You might have heard that 3MF is the replacement for STL, and that it solves the tessellation problem. This is half true, and the half that's false matters.

3MF is a newer file format that stores more information than STL: color data, material assignments, print settings, texture maps, and build platform layout. It's a genuinely better format for communicating print jobs between software. Most modern slicers support it. Bambu Studio and PrusaSlicer both prefer it.

But here's what 3MF does not do: store mathematical curves. Like STL, 3MF represents geometry as a triangle mesh. The curves are still tessellated into flat triangles. The circles are still polygons. The fundamental limitation is the same.

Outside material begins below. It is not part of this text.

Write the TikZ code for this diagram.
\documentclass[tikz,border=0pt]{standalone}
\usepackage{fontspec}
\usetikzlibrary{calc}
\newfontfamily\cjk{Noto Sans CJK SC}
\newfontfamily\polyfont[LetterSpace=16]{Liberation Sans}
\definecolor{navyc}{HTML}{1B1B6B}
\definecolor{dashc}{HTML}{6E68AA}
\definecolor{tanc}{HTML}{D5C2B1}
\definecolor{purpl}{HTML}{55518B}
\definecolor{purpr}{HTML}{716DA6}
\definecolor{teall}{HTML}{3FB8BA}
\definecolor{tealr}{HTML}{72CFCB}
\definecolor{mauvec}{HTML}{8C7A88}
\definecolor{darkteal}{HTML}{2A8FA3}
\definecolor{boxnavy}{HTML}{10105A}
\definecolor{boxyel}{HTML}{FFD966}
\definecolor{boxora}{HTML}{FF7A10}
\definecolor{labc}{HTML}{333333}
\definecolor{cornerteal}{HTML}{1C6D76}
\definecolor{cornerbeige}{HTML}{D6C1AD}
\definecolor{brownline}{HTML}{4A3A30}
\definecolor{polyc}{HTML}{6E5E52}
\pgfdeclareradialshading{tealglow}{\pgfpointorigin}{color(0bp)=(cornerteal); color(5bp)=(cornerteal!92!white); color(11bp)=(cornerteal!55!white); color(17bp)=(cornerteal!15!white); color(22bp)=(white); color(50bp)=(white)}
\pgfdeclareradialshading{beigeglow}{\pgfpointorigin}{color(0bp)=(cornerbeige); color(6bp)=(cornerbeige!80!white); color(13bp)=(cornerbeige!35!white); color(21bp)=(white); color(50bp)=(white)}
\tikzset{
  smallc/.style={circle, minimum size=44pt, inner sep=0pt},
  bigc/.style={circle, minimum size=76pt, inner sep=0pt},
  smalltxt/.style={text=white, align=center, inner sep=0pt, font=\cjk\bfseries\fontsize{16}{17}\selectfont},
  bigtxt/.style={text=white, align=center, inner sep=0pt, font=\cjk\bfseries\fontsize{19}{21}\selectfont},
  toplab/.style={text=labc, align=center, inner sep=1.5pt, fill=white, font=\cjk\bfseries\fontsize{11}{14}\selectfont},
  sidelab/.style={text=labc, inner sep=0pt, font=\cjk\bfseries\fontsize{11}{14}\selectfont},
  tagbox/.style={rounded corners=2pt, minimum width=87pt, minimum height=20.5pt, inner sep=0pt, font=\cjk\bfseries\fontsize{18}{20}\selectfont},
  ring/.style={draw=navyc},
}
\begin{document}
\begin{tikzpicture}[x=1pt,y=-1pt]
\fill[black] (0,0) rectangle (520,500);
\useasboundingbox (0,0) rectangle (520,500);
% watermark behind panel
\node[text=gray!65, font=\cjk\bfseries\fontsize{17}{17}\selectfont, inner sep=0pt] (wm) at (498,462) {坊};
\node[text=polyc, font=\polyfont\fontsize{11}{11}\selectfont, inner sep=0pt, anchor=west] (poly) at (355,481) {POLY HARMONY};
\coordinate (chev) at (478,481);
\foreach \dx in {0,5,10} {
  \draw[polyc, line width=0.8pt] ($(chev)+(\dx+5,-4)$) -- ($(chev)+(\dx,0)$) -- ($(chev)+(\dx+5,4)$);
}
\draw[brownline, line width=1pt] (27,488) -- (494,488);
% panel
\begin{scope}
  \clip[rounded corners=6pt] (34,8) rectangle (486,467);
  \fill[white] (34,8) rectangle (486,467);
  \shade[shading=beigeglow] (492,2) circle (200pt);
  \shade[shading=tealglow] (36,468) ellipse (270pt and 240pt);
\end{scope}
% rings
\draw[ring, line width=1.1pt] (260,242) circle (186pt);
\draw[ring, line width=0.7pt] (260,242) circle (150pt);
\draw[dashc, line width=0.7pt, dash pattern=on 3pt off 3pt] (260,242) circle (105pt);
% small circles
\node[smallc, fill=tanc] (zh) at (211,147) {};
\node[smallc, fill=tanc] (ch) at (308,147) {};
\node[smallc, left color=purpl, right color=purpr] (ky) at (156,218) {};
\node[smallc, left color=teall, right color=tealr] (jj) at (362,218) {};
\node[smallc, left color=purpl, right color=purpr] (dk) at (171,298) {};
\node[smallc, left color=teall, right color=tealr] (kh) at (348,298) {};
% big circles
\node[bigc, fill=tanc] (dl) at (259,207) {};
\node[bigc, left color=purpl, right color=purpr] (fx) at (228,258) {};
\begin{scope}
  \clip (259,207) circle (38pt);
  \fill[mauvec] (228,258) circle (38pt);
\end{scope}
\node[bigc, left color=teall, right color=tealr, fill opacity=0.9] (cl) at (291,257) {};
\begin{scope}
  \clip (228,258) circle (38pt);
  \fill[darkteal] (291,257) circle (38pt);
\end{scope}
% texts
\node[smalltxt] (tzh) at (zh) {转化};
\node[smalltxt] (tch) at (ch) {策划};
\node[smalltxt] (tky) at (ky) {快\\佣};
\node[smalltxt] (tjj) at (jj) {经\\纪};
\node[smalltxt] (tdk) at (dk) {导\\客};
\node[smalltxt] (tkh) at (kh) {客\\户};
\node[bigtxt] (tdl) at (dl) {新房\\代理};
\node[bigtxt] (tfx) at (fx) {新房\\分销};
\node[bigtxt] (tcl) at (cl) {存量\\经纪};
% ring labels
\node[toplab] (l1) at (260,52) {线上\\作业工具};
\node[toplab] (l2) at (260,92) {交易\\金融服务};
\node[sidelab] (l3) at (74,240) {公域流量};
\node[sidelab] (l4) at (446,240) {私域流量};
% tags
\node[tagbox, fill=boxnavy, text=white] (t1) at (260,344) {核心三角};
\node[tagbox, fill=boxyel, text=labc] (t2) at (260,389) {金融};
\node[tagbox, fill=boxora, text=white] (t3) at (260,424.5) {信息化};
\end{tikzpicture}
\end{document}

What 3MF does do better is handle that mesh more efficiently. It uses indexed vertex lists instead of STL's redundant per-triangle vertex storage, which means the same quality mesh in 3MF is roughly one quarter the file size of the equivalent STL. That efficiency means you can afford to export at higher tessellation resolution without ending up with a 200MB file. A high-resolution 3MF might be 60KB where the equivalent STL is 240KB. Same geometry, same triangle count, fraction of the file size.

So 3MF doesn't fix tessellation. It makes the cost of high-resolution tessellation cheaper. That's useful. But if you export a 3MF with the same low-resolution settings you used for your STL, you get the same faceted polygon where your circle used to be, just in a smaller file.

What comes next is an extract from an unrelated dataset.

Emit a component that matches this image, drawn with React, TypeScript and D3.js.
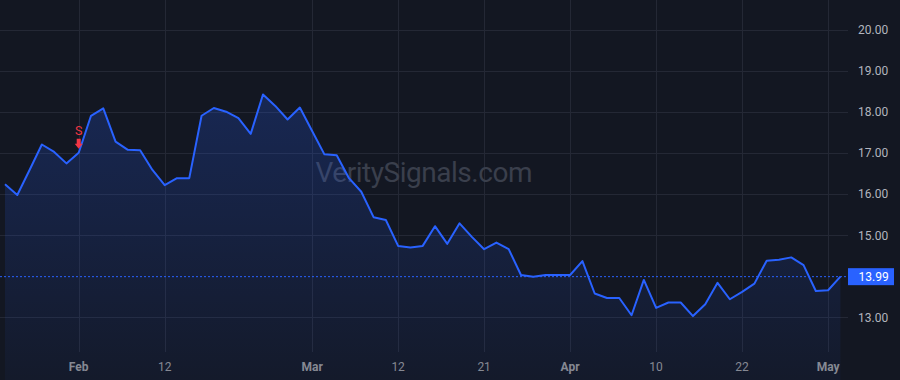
import React from "react";
import * as d3 from "d3";

const prices: number[] = [
  16.24, 15.98, 16.59, 17.21, 17.03, 16.75, 17.01, 17.91, 18.09, 17.28,
  17.08, 17.07, 16.59, 16.22, 16.39, 16.39, 17.91, 18.1, 18.01, 17.85,
  17.47, 18.43, 18.15, 17.82, 18.11, 17.54, 16.97, 16.95, 16.39, 16.06,
  15.44, 15.37, 14.74, 14.7, 14.74, 15.22, 14.79, 15.29, 14.96, 14.66,
  14.82, 14.66, 14.03, 13.99, 14.03, 14.03, 14.03, 14.37, 13.58, 13.47,
  13.47, 13.05, 13.91, 13.23, 13.36, 13.36, 13.03, 13.32, 13.84, 13.44,
  13.62, 13.82, 14.38, 14.4, 14.46, 14.27, 13.64, 13.66, 13.99,
];

const timeTickIndex: number[] = [6, 13, 25, 32, 39, 46, 53, 60, 67];
const timeTickLabels: string[] = ["Feb", "12", "Mar", "12", "21", "Apr", "10", "22", "May"];
const timeTickBold: boolean[] = [true, false, true, false, false, true, false, false, true];

const priceTicks: number[] = [13, 15, 16, 17, 18, 19, 20];

const signalIndex: number[] = [6];
const signalLabels: string[] = ["S"];

const lastPriceLabel = "13.99";
const watermark = "VeritySignals.com";

const W = 900;
const H = 380;
const PLOT_R = 848;
const PLOT_B = 352;
const FONT = "Roboto, 'Liberation Sans', Arial, sans-serif";

export default function App() {
  const x = d3.scaleLinear().domain([0, prices.length - 1]).range([5, 840.4]);
  const y = d3.scaleLinear().domain([13, 20]).range([317.3, 30]);

  const line = d3
    .line<number>()
    .x((_, i) => x(i))
    .y((d) => y(d));
  const area = d3
    .area<number>()
    .x((_, i) => x(i))
    .y0(H)
    .y1((d) => y(d));

  const last = prices[prices.length - 1];
  const lastY = y(last);

  return (
    <div style={{ position: "fixed", left: 0, top: 0, width: W, height: H }}>
      <svg width={W} height={H} style={{ display: "block" }} fontFamily={FONT}>
        <defs>
          <linearGradient id="areaGrad" x1="0" y1="0" x2="0" y2={H} gradientUnits="userSpaceOnUse">
            <stop offset="0" stopColor="rgb(41,98,255)" stopOpacity={0.28} />
            <stop offset="1" stopColor="rgb(41,98,255)" stopOpacity={0.04} />
          </linearGradient>
        </defs>
        <rect x={0} y={0} width={W} height={H} fill="#131722" />

        {/* grid */}
        {timeTickIndex.map((ti, k) => (
          <line key={"vg" + k} x1={Math.round(x(ti)) + 0.5} x2={Math.round(x(ti)) + 0.5} y1={0} y2={PLOT_B} stroke="#242835" strokeWidth={1} />
        ))}
        {priceTicks.map((p, k) => (
          <line key={"hg" + k} x1={0} x2={PLOT_R} y1={Math.round(y(p)) + 0.5} y2={Math.round(y(p)) + 0.5} stroke="#242835" strokeWidth={1} />
        ))}

        {/* watermark */}
        <text x={424} y={182} textAnchor="middle" fontSize={28} fill="#3a3f4c" textLength={217} lengthAdjust="spacing">
          {watermark}
        </text>

        {/* area + line */}
        <path d={area(prices) || ""} fill="url(#areaGrad)" />
        <path d={line(prices) || ""} fill="none" stroke="#2962ff" strokeWidth={2} strokeLinejoin="round" />

        {/* last price dashed line */}
        <line x1={0} x2={PLOT_R} y1={lastY} y2={lastY} stroke="#2962ff" strokeWidth={1} strokeDasharray="2 2" />

        {/* signal markers */}
        {signalIndex.map((si, k) => {
          const cx = x(si);
          const py = y(prices[si]);
          const tip = py - 4;
          return (
            <g key={"sig" + k} fill="#f23645">
              <path d={`M${cx - 2},${tip - 10} L${cx + 2},${tip - 10} L${cx + 2},${tip - 5} L${cx + 4},${tip - 5} L${cx},${tip} L${cx - 4},${tip - 5} L${cx - 2},${tip - 5} Z`} />
              <text x={cx} y={tip - 14} textAnchor="middle" fontSize={12.5}>
                {signalLabels[k]}
              </text>
            </g>
          );
        })}

        {/* price axis labels */}
        {priceTicks.map((p, k) => (
          <text key={"pl" + k} x={858} y={y(p) + 4.3} fontSize={12} fill="#b2b5be">
            {p.toFixed(2)}
          </text>
        ))}

        {/* last price label */}
        <rect x={PLOT_R} y={lastY - 8.5} width={46} height={17} fill="#2962ff" />
        <text x={858.5} y={lastY + 4.3} fontSize={12} fill="#ffffff">
          {lastPriceLabel}
        </text>

        {/* time axis labels */}
        {timeTickIndex.map((ti, k) => (
          <text key={"tl" + k} x={x(ti)} y={371} textAnchor="middle" fontSize={12} fontWeight={timeTickBold[k] ? 700 : 400} fill="#868993">
            {timeTickLabels[k]}
          </text>
        ))}
      </svg>
    </div>
  );
}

The format that actually stores true curves is STEP. STEP files describe geometry mathematically: a circle is stored as a center point, a radius, and an equation. No approximation. No tessellation. The circle is perfect at any zoom level and any scale. Some slicers (notably PrusaSlicer experimentally) are beginning to support STEP import directly, which would skip the tessellation step entirely. But for now, the vast majority of the slicing workflow goes through a mesh format. Your circles become polygons. The question is just how many sides those polygons have.

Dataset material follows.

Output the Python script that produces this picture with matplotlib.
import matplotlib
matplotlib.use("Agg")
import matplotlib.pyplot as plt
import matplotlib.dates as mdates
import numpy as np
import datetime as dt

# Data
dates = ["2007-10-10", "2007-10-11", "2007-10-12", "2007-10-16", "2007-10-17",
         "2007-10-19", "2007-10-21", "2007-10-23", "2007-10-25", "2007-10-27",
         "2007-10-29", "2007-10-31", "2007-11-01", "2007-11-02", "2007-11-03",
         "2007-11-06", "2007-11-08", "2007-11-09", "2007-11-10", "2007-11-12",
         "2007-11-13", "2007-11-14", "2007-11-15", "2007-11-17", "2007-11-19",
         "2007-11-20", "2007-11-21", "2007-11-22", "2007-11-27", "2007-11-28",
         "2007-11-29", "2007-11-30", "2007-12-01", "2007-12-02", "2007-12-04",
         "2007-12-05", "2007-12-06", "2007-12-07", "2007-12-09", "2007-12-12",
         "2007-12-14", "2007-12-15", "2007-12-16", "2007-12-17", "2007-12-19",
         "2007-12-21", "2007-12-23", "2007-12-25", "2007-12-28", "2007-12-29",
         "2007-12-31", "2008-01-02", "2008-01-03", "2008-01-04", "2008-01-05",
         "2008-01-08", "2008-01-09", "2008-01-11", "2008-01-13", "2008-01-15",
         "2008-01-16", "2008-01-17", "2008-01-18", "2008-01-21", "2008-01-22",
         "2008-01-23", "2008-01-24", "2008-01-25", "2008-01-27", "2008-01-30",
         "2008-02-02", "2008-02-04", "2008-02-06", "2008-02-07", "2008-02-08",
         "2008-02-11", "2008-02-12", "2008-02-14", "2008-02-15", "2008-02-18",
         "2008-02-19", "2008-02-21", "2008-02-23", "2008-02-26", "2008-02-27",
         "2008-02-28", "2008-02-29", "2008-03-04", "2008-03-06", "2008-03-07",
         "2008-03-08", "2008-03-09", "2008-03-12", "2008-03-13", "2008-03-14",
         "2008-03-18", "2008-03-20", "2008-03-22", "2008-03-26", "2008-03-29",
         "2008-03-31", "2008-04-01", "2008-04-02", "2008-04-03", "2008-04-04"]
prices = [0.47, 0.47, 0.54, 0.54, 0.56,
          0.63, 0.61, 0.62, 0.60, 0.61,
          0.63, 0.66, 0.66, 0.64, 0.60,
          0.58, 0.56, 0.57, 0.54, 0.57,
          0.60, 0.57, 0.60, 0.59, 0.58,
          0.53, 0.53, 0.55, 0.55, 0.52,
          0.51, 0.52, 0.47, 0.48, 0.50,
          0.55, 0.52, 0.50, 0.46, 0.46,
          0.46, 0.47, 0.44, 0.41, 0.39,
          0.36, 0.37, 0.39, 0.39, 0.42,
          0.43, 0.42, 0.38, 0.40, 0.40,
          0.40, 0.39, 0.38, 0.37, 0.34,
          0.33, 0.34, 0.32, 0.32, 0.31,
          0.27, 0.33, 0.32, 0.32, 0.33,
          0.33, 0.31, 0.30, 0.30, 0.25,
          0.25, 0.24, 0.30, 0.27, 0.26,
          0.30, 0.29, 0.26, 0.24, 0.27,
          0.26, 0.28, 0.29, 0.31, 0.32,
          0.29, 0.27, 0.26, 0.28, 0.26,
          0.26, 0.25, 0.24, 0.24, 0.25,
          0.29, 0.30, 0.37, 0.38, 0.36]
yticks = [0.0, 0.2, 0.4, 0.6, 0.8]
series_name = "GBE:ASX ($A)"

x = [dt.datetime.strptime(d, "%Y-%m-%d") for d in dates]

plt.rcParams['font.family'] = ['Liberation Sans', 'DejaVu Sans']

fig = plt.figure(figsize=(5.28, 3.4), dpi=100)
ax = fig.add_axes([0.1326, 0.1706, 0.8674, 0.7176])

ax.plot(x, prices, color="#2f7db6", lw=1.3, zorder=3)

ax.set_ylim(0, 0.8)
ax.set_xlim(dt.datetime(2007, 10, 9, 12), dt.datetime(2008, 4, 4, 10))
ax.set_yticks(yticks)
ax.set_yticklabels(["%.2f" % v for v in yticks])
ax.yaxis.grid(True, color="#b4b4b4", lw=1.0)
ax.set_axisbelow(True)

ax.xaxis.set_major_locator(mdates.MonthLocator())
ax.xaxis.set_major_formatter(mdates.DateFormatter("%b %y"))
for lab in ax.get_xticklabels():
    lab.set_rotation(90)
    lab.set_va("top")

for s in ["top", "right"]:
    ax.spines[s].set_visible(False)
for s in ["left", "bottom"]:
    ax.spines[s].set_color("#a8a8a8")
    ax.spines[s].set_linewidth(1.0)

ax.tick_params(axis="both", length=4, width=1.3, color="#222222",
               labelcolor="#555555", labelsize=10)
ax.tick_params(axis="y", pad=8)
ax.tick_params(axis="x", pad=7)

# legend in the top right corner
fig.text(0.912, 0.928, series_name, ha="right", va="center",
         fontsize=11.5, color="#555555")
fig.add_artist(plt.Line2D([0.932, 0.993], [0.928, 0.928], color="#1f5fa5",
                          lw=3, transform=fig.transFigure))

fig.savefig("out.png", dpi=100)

The fix is not complicated. It's just not obvious if nobody tells you where the problem lives.

Step one: stop exporting at default resolution. Whatever CAD software you use, find the STL export settings and look for chord tolerance, surface deviation, or refinement level. Set the chord tolerance to 0.01mm or the refinement to High. This single change eliminates the vast majority of tessellation-induced dimensional error for typical desktop 3D printing. The file will be larger. On any computer made in the last decade, this does not matter.

Step two: check your exports visually. Open the STL in your slicer and zoom into a curved feature. If you can see individual straight segments with the naked eye, the resolution is too low. If the curve looks smooth at maximum zoom, you're fine. This takes ten seconds and catches the problem before you waste a print.

Step three: understand what you're compensating for. If you've been adding 0.3-0.5mm to every hole diameter as a blanket compensation, some of that was compensating for tessellation and some was compensating for print physics. After fixing your export resolution, retest. You'll likely find you need less compensation than before, and the compensation you do need is more consistent across different hole sizes.

Step four: use 3MF or STEP when your slicer supports it. 3MF gives you the same mesh at a fraction of the file size, letting you export at high resolution without penalty. STEP (where supported) eliminates the problem entirely by preserving true mathematical curves.

Step five: pay special attention to large features. Tessellation error scales with radius. A 5mm hole at medium export resolution might be off by 0.05mm, which is invisible. A 50mm bore at the same resolution might be off by 0.15mm, which is the difference between a press fit and a loose fit. The larger the curved feature, the more the export resolution matters.

That's it. Five steps, and most of the work is step one: changing one setting in your CAD software's export dialog. The circles in your file will never be truly round (not in a mesh format), but they can be round enough that the error is smaller than anything your printer can resolve. Once you're there, the file format is no longer the limiting factor. The printer is. And that's where it should be.